Per fortuna potremmo dire, l’attore rifiutò l’offerta per poter recitare in Nel nome del padre (1993) regalandoci quella fantastica interpretazione di Hanks che abbiamo poi avuto modo di vedere interpretare, con la stesso trasporto, altri ruoli drammatici, come in Cast Away, Il miglio verde o Salvate il soldato Ryan.
Probabilmente il regista Jonathan Demme voleva che il film venisse visto da persone che non avessero familiarità con l’AIDS, perché prendessero atto di quanto fosse un malattia atroce e molto difficile da affrontare.
Anche per questo chiese a Bruce Springsteen di occuparsi della colonna sonora: aveva l’idea che il musicista avrebbe potuto fare da traino per un tipo di pubblico che non era abituato a vedere sul grande schermo un uomo gay malato di AIDS.
Tanto Philadelphia quanto il brano The Streets of Philadelphia aiutarono dunque ad accrescere la consapevolezza dell’AIDS, perché avrebbe portato alla visione del film un pubblico che normalmente non lo avrebbe visto, grazie a quella canzone.
La canzone di Springsteen ha vinto diversi premi; è il secondo brano ad aver vinto i tre primi premi principali – Oscar, Golden Globe e Grammy – dietro a Let the River Rundi Carly Simon per Una donna in carriera (1988).
L’intera colonna sonora del film invece, è stata composta da Howard Shore e ad essa si sono affiancati i brani di Springstreen e Neil Young.
Memorabile la scena della danza che è stata ripresa con musica vera in sottofondo.
Jonathan Demme decise infatti di registrare la scena dell’opera dal vivo, in modo che Hanks potesse ottenere una performance migliore con la musica, ma questo si è dimostrato estremamente complicato nel montaggio, poiché la musica viene aggiunta in post-produzione.
“Fu in quel dolore che a me venne l’amore, una voce piena d’armonia dice: vivi ancora, io sono la vita… le lacrime tue io le raccolgo.
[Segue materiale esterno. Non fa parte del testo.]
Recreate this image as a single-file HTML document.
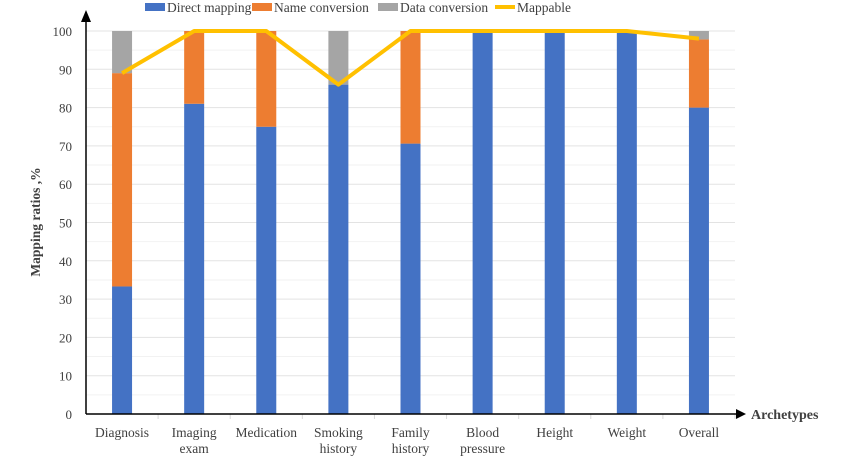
<!DOCTYPE html>
<html><head><meta charset="utf-8"><style>
body{margin:0;background:#fff;}
svg text{font-family:"Liberation Serif",serif;fill:#404040;}
</style></head><body>
<svg id="chart" width="850" height="461"></svg>
<script>
const categories=[["Diagnosis"],["Imaging","exam"],["Medication"],["Smoking","history"],["Family","history"],["Blood","pressure"],["Height"],["Weight"],["Overall"]];
const directMapping=[33.3,81,75,86,70.6,100,100,100,80];
const nameConversion=[55.7,19,25,0,29.4,0,0,0,17.8];
const dataConversion=[11,0,0,14,0,0,0,0,2.2];
const mappable=[89,100,100,86,100,100,100,100,98];
const yTicks=[0,10,20,30,40,50,60,70,80,90,100];
const NS="http://www.w3.org/2000/svg";
const svg=document.getElementById('chart');
const x0=86,x1=735,yb=414,yt=31;
const slot=(x1-x0)/categories.length;
const X=i=>x0+slot*(i+0.5);
const Y=v=>yb-(yb-yt)*v/100;
function mk(t,a,p){const e=document.createElementNS(NS,t);for(const k in a)e.setAttribute(k,a[k]);(p||svg).appendChild(e);return e;}
// grid
for(let v=5;v<=100;v+=5){const g=mk('line',{x1:x0,x2:x1,y1:Y(v),y2:Y(v),stroke:v%10?'#f2f2f2':'#e3e3e3','stroke-width':1});

}
yTicks.forEach(v=>{const t=mk('text',{x:72,y:Y(v)+5,'text-anchor':'end','font-size':13});t.textContent=v;

});
// bars
const colors=['#4472c4','#ed7d31','#a5a5a5'];
const series=[directMapping,nameConversion,dataConversion];
categories.forEach((c,i)=>{let base=0;series.forEach((s,k)=>{if(s[i]>0){const r=mk('rect',{x:X(i)-10,y:Y(base+s[i]),width:20,height:Y(base)-Y(base+s[i]),fill:colors[k]});

}base+=s[i];});
c.forEach((ln,j)=>{const t=mk('text',{x:X(i),y:437+j*16,'text-anchor':'middle','font-size':13.5});t.textContent=ln;

});
const tk=mk('line',{x1:x0+slot*(i+1),x2:x0+slot*(i+1),y1:yb,y2:yb+5,stroke:'#d9d9d9'});

});
// line
const pl=mk('polyline',{points:mappable.map((v,i)=>X(i)+','+Y(v)).join(' '),fill:'none',stroke:'#ffc000','stroke-width':4,'stroke-linejoin':'round'});


// axes
const ax=mk('line',{x1:x0,x2:x0,y1:yb,y2:20,stroke:'#000','stroke-width':1.5});


const ah=mk('polygon',{points:`${x0-5},22 ${x0+5},22 ${x0},10`,fill:'#000'});


const bx=mk('line',{x1:x0,x2:738,y1:yb,y2:yb,stroke:'#000','stroke-width':1.5});


const bh=mk('polygon',{points:`736,${yb-5} 736,${yb+5} 746,${yb}`,fill:'#000'});


const xt=mk('text',{x:751,y:yb+5,'font-size':14,'font-weight':'bold'});xt.textContent='Archetypes';


const yt2=mk('text',{x:40,y:222,'font-size':13.5,'font-weight':'bold','text-anchor':'middle',transform:'rotate(-90 40 222)'});yt2.textContent='Mapping ratios ,%';


// legend
const leg=[['Direct mapping','#4472c4',145,'rect'],['Name conversion','#ed7d31',252,'rect'],['Data conversion','#a5a5a5',378,'rect'],['Mappable','#ffc000',495,'line']];
leg.forEach(l=>{let m;if(l[3]==='rect')m=mk('rect',{x:l[2],y:3,width:20,height:8,fill:l[1]});else m=mk('line',{x1:l[2],x2:l[2]+20,y1:7,y2:7,stroke:l[1],'stroke-width':4});


const t=mk('text',{x:l[2]+22,y:12,'font-size':13.5});t.textContent=l[0];

});
</script>
</body></html>
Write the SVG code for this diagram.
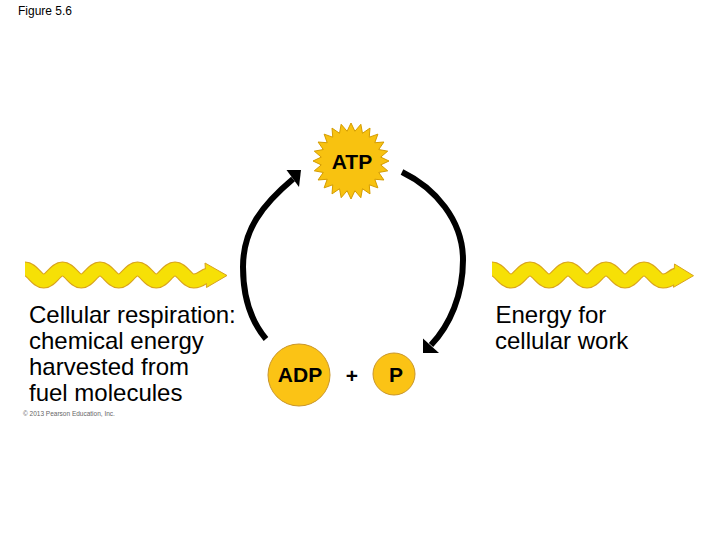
<svg xmlns="http://www.w3.org/2000/svg" width="720" height="540" viewBox="0 0 720 540">
<style>
text{font-family:"Liberation Sans",Arial,sans-serif;fill:#000}
.lbl{font-size:24px}
.mol{font-size:21px;font-weight:bold;text-anchor:middle}
.disc{fill:#fbc315;stroke:#c9962a;stroke-width:1}
.arc{fill:none;stroke:#000;stroke-width:6}
.head{fill:#000}
.wo{fill:none;stroke:#d8a21e;stroke-width:15}
.wi{fill:none;stroke:#f6e006;stroke-width:13}
.wh{fill:#f6e006;stroke:#d8a21e;stroke-width:1}
</style>
<rect width="720" height="540" fill="#fff"/>
<text x="18" y="15" style="font-size:12px">Figure 5.6</text>

<g id="wave-in">
<path class="wo" d="M25,269 C32.5,269 36.25,281 43.75,281 S55,269 62.5,269 S73.75,281 81.25,281 S92.5,269 100,269 S111.25,281 118.75,281 S130,269 137.5,269 S148.75,281 156.25,281 S167.5,269 175,269 S186.25,281 193.75,281 S203,276 208,275"/>
<polygon class="wh" points="205,263 227,275.5 206.5,287.5"/>
<path class="wi" d="M25,269 C32.5,269 36.25,281 43.75,281 S55,269 62.5,269 S73.75,281 81.25,281 S92.5,269 100,269 S111.25,281 118.75,281 S130,269 137.5,269 S148.75,281 156.25,281 S167.5,269 175,269 S186.25,281 193.75,281 S203,276 209,275"/>
</g>

<g id="wave-out">
<path class="wo" d="M492,269 C499.6,269 503.4,281 511,281 S522.4,269 530,269 S541.4,281 549,281 S560.4,269 568,269 S579.4,281 587,281 S598.4,269 606,269 S617.4,281 625,281 S636.4,269 644,269 S655.4,281 663,281 S672,276 676,275"/>
<polygon class="wh" points="674.5,264 693.5,275.7 673.5,287.3"/>
<path class="wi" d="M492,269 C499.6,269 503.4,281 511,281 S522.4,269 530,269 S541.4,281 549,281 S560.4,269 568,269 S579.4,281 587,281 S598.4,269 606,269 S617.4,281 625,281 S636.4,269 644,269 S655.4,281 663,281 S672,276 678,275"/>
</g>

<g id="connectors">
<path class="arc" d="M266,339 C250,320 243,295 243,267 C243,230 262,205 293,179"/>
<polygon class="head" points="301,170 286.5,170 299,187"/>
<path class="arc" d="M402,172 C435,188 463,220 463,260 C463,295 450,325 431,345"/>
<polygon class="head" points="423,353 423,338.5 439,353"/>
</g>

<g id="atp">
<polygon fill="#f8c210" stroke="#d49c00" stroke-width="1" points="389,161 380.74,164.92 387.71,170.84 378.72,172.48 383.91,180 374.8,179.26 377.87,187.87 369.26,184.8 370,193.91 362.48,188.72 360.84,197.71 354.92,190.74 351,199 347.08,190.74 341.16,197.71 339.52,188.72 332,193.91 332.74,184.8 324.13,187.87 327.2,179.26 318.09,180 323.28,172.48 314.29,170.84 321.26,164.92 313,161 321.26,157.08 314.29,151.16 323.28,149.52 318.09,142 327.2,142.74 324.13,134.13 332.74,137.2 332,128.09 339.52,133.28 341.16,124.29 347.08,131.26 351,123 354.92,131.26 360.84,124.29 362.48,133.28 370,128.09 369.26,137.2 377.87,134.13 374.8,142.74 383.91,142 378.72,149.52 387.71,151.16 380.74,157.08"/>
<text class="mol" x="352" y="168.5">ATP</text>
</g>

<g id="adp">
<circle class="disc" cx="299" cy="375" r="31"/>
<text class="mol" x="300" y="382">ADP</text>
</g>

<g id="plus">
<text class="mol" x="352" y="383">+</text>
</g>

<g id="phosphate">
<circle class="disc" cx="394" cy="374" r="21"/>
<text class="mol" x="396" y="381.5">P</text>
</g>

<g id="source-label">
<text class="lbl" x="29" y="322.5">Cellular respiration:</text>
<text class="lbl" x="29" y="348.8">chemical energy</text>
<text class="lbl" x="29" y="375.1">harvested from</text>
<text class="lbl" x="29" y="401.4">fuel molecules</text>
</g>

<g id="work-label">
<text class="lbl" x="495.5" y="322.5">Energy for</text>
<text class="lbl" x="495" y="349">cellular work</text>
</g>

<text x="23" y="416" style="font-size:6.5px;fill:#666">© 2013 Pearson Education, Inc.</text>
</svg>
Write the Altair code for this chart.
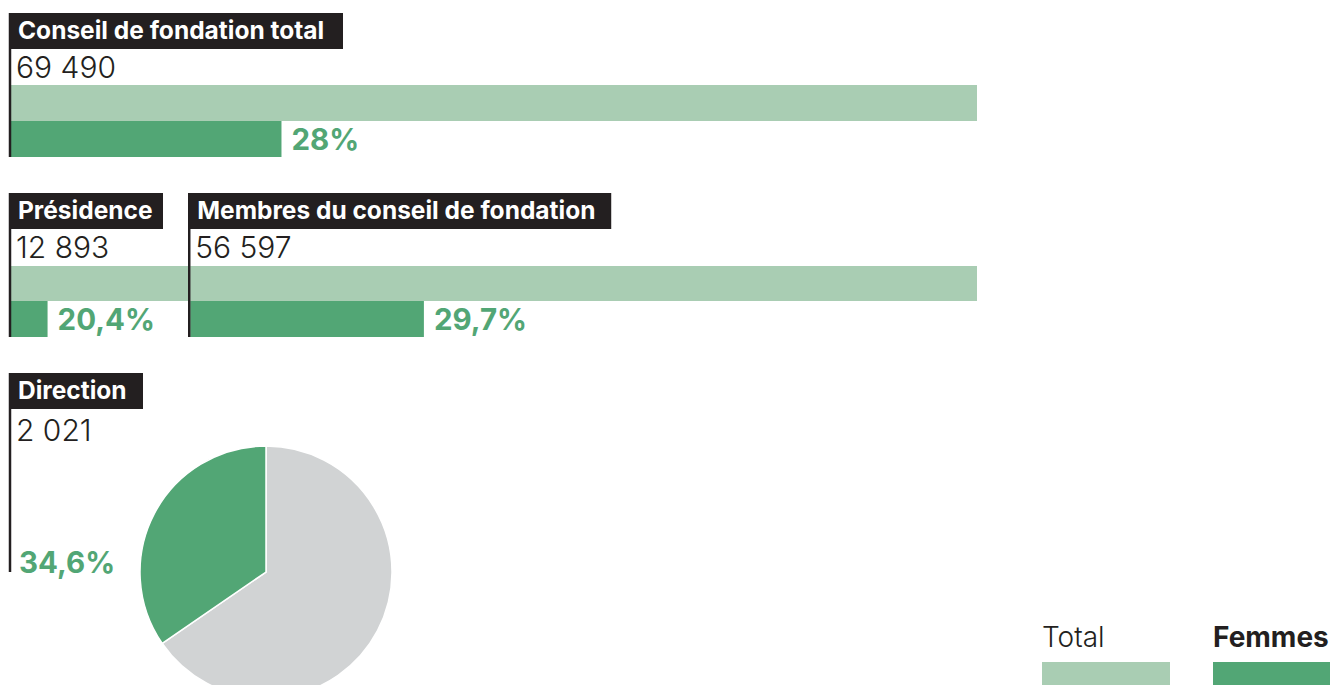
import altair as alt
import pandas as pd

# ---------------- data ----------------
groups = ["Conseil de fondation total", "Présidence", "Membres du conseil de fondation", "Direction"]
totals = [69490, 12893, 56597, 2021]
femmes_pct = [28.0, 20.4, 29.7, 34.6]
total_labels = ["69 490", "12 893", "56 597", "2 021"]
pct_labels = ["28%", "20,4%", "29,7%", "34,6%"]
legend_labels = ["Total", "Femmes"]
pie_parts = ["Autres", "Femmes"]

# ---------------- style / layout ----------------
LIGHT = "#a9cdb3"
DARK = "#52a675"
GREY = "#d1d3d4"
INK = "#231f20"
FONT = "Inter"

W, H = 1322, 677
ORIGIN = 3          # px where value 0 sits
BAR_LEN = 966       # px length of the full total bar

row_of = [0, 1, 1, 2]
box_right = [332, 152, 421, 132]   # px, title box extent right of the group start
ROWS = [
    dict(box=(5, 41), title=31, num=70, light=(77, 113), dark=(113, 149), pct=142, line=(5, 149)),
    dict(box=(185, 221), title=211, num=250, light=(258, 293), dark=(293, 329), pct=322, line=(185, 329)),
    dict(box=(365, 401), title=391, num=433, pct=565, line=(365, 564)),
]
PIE_X, PIE_Y, PIE_R = 258, 564, 126

# starts: Membres follow the Présidence along the same bar
starts = [0, 0, totals[1], 0]

df = pd.DataFrame({
    "group": groups,
    "start": starts,
    "total": totals,
    "end": [s + t for s, t in zip(starts, totals)],
    "fem_end": [s + t * p / 100 for s, t, p in zip(starts, totals, femmes_pct)],
    "num": total_labels,
    "pct": pct_labels,
    "row": row_of,
})

k = BAR_LEN / totals[0]
xs = alt.Scale(domain=[-ORIGIN / k, (W - ORIGIN) / k], nice=False, zero=False)


def X(field):
    return alt.X(f"{field}:Q", scale=xs, axis=None)


layers = []
for r, L in enumerate(ROWS):
    d = df[df["row"] == r].copy()
    base = alt.Chart(d)
    if "light" in L:
        layers.append(base.mark_rect(color=LIGHT).encode(
            x=X("start"), x2="end", y=alt.value(L["light"][0]), y2=alt.value(L["light"][1])))
        layers.append(base.mark_rect(color=DARK).encode(
            x=X("start"), x2="fem_end", y=alt.value(L["dark"][0]), y2=alt.value(L["dark"][1])))
        layers.append(base.mark_text(align="left", baseline="alphabetic", dx=10, font=FONT,
                                     fontSize=29.5, fontWeight="bold", color=DARK).encode(
            x=X("fem_end"), y=alt.value(L["pct"]), text="pct:N"))
    else:
        layers.append(base.mark_text(align="left", baseline="alphabetic", dx=8, font=FONT,
                                     fontSize=29.5, fontWeight="bold", color=DARK).encode(
            x=X("start"), y=alt.value(L["pct"]), text="pct:N"))
    layers.append(base.mark_rule(color=INK, strokeWidth=2.5, xOffset=-1).encode(
        x=X("start"), y=alt.value(L["line"][0]), y2=alt.value(L["line"][1])))
    for i in d.index:
        di = d.loc[[i]]
        layers.append(alt.Chart(di).mark_rect(color=INK, xOffset=-2, x2Offset=box_right[i]).encode(
            x=X("start"), x2="start", y=alt.value(L["box"][0]), y2=alt.value(L["box"][1])))
    layers.append(base.mark_text(align="left", baseline="alphabetic", dx=7, font=FONT,
                                 fontSize=24.5, fontWeight="bold", color="white").encode(
        x=X("start"), y=alt.value(L["title"]), text="group:N"))
    layers.append(base.mark_text(align="left", baseline="alphabetic", dx=5, font=FONT,
                                 fontSize=30, fontWeight=300, color=INK).encode(
        x=X("start"), y=alt.value(L["num"]), text="num:N"))

pie_df = pd.DataFrame({
    "part": pie_parts,
    "value": [100 - femmes_pct[3], femmes_pct[3]],
    "ord": [0, 1],
})
pie = alt.Chart(pie_df).mark_arc(radius=PIE_R, stroke="white", strokeWidth=1.5).encode(
    theta=alt.Theta("value:Q", stack=True),
    color=alt.Color("part:N", scale=alt.Scale(domain=pie_parts, range=[GREY, DARK]), legend=None),
    order=alt.Order("ord:Q"),
    x=alt.value(PIE_X), y=alt.value(PIE_Y),
)
layers.append(pie)

leg_df = pd.DataFrame({"label": legend_labels})
leg_x = [1034, 1205]
leg_weights = [300, "bold"]
leg_sizes = [28, 28]
for lab, lx, w, fs, c in zip(legend_labels, leg_x, leg_weights, leg_sizes, [LIGHT, DARK]):
    dl = leg_df[leg_df["label"] == lab]
    layers.append(alt.Chart(dl).mark_text(align="left", baseline="alphabetic", font=FONT,
                                          fontSize=fs, fontWeight=w, color=INK).encode(
        x=alt.value(lx), y=alt.value(639), text="label:N"))
    layers.append(alt.Chart(dl).mark_rect(color=c).encode(
        x=alt.value(lx), x2=alt.value(lx + 128), y=alt.value(654), y2=alt.value(690)))

chart = alt.layer(*layers).properties(
    width=W, height=H, padding=0, autosize=alt.AutoSizeParams(type="none"),
    background="white",
).configure_view(stroke=None)

chart.save("out.html", embed_options={"renderer": "svg", "actions": False})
Sto sul tuo cammino e ti sorreggo. Sorridi e spera, io sono l’amore.”
Altra nota di veridicità è rappresentata dal fatto che, tutte le scene in tribunale, sono state effettuate all’interno di una vera corte di giustizia.
Nessuna scena è stata ricreata sul set e tutto ha avuto luogo in un vero tribunale.
Il fatto che il film abbia avuto il “coraggio” di sdoganare un tema così delicato come quello dell’AIDS e dell’omosessualità, non significa tuttavia che tutti fossero pronti a farlo.
Molte scene volte a portare sullo schermo una relazione più intima tra Andrew e Miguel ad esempio, sono state tagliate dal montaggio finale per volere dello studio… e c’è dell’altro.
Provarono anche a bloccare l’assunzione di Ron Vawter, che nel film interpreta Bob Seidman, perché sieropositivo.
Jonathan Demme a questo punto si infuriò e sottolineò quanto questa scelta sarebbe stata ipocrita di fronte al messaggio che il film voleva trasmettere.
Forse proprio per sfidare questa mentalità bigotta e retrograda, Demme decise anche, nella scena della festa in maschera, di far vestire a Andrew e Miguel (Antonio Banderas) l’uniforme militare statunitense che, udite udite, quando il film è stato girato era vietato alle persone omosessuali, che quindi non potevano unirsi alle forze militari degli Stati Uniti.
Due Oscar e grandi incassi al botteghino, dimostrano tuttavia che la storia ha funzionato, ed il fatto che ancora oggi, a distanza di tanti anni, Philadelphia sia considerato un vero e proprio manifesto della consapevolezza sull’AIDS, la dice lunga.
Certo, fa riflettere che sia un film a far riflettere su temi così delicati e scottanti, e non la vita di tutti i giorni, ma se questo può essere servito, serve e servirà a far aumentare la consapevolezza delle nostre azioni, ben venga.